Around 60-70% of all CRE firms are still challenged by the lack of supply. As a result, the cost of filling a new opening is mounting. This is especially true for roles in high-demand fields where competition is fierce. Anything requiring specialized or technical know-how are commanding top dollar right now. Analysts are in very high demand. This is also true of professionals with a more general proficiency in a variety of skills.
And because the cost of turnover or replacing existing staff is so high – as much as twice their annual salary in many cases – there is also an emphasis on retaining top talent as a cost-saving measure.
Facing the Rising Cost of CRE Talent
In response to these shortages, salaries and compensations packages are rising dramatically. Some executives are reporting upwards of 20% compensation increases when they switch companies. Most companies are hiring middle management in particular. And diversity candidates are among the most sought after. But firms are learning they will have to pay for them.
This has brought about a shift in compensation packages – a reset of sorts. The talent crunch has brought workplace issues back to the table for renegotiations. CRE professionals are expecting more flexibility and work-from-home options. In reality, there is still a gap between what they’re asking for and what firms are willing to pay. But many are offering telecommuting options up to four days a week. And bonus realizations based on performance goals were at about 90% last year.
In reality, there is a renewed push for reevaluating corporate culture as a whole. Today’s CRE professionals are empowered by these changes and can demand more for their investment in a firm. Thus, CRE businesses should carefully analyze what they offer these candidates and expect to significantly alter their compensation packages – not only the bottom line, but also in work-life considerations and cultural concessions.
With around 78% of CRE firms aiming to have an increased workforce in the near future, some are even offering equity to middle-to-lower management to sweeten the deal. CRE compensation is becoming especially negotiable around young and promising new talent capable of pivoting these companies into the “new norm.” As the commercial real estate landscape evolves, those leaders who can facilitate a transition are particularly valuable.
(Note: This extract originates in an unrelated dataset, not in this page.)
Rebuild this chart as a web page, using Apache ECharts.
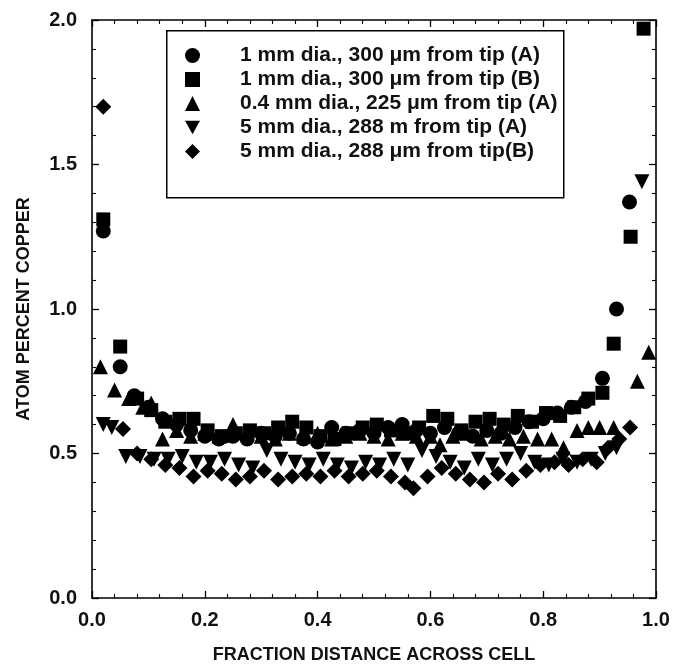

With talk of a recession mounting, it would seem that the era of rapidly rising salaries and compensation packages for commercial real estate is nearly over. There have been recent talks of layoffs for the first time since 2020. In June of this year, layoffs in the tech-related sector were announced.
While once thought invincible, CRE jobs in the tech space are now in question. But some believe this is only part of the cycle and that the overall trend will be for higher and higher demand, even in this space. Of course, no one can predict what the next year will hold. But the strong demand in commercial real estate, coupled with the historically low supply of talent, seem to spell continued growth in CRE compensation.
Now is an exciting time to be working in CRE. Those seeking to grow in their career have ample room for it. And those firms seeking to evolve and improve have an opportunity to address workplace norms and culture in new and unprecedented ways.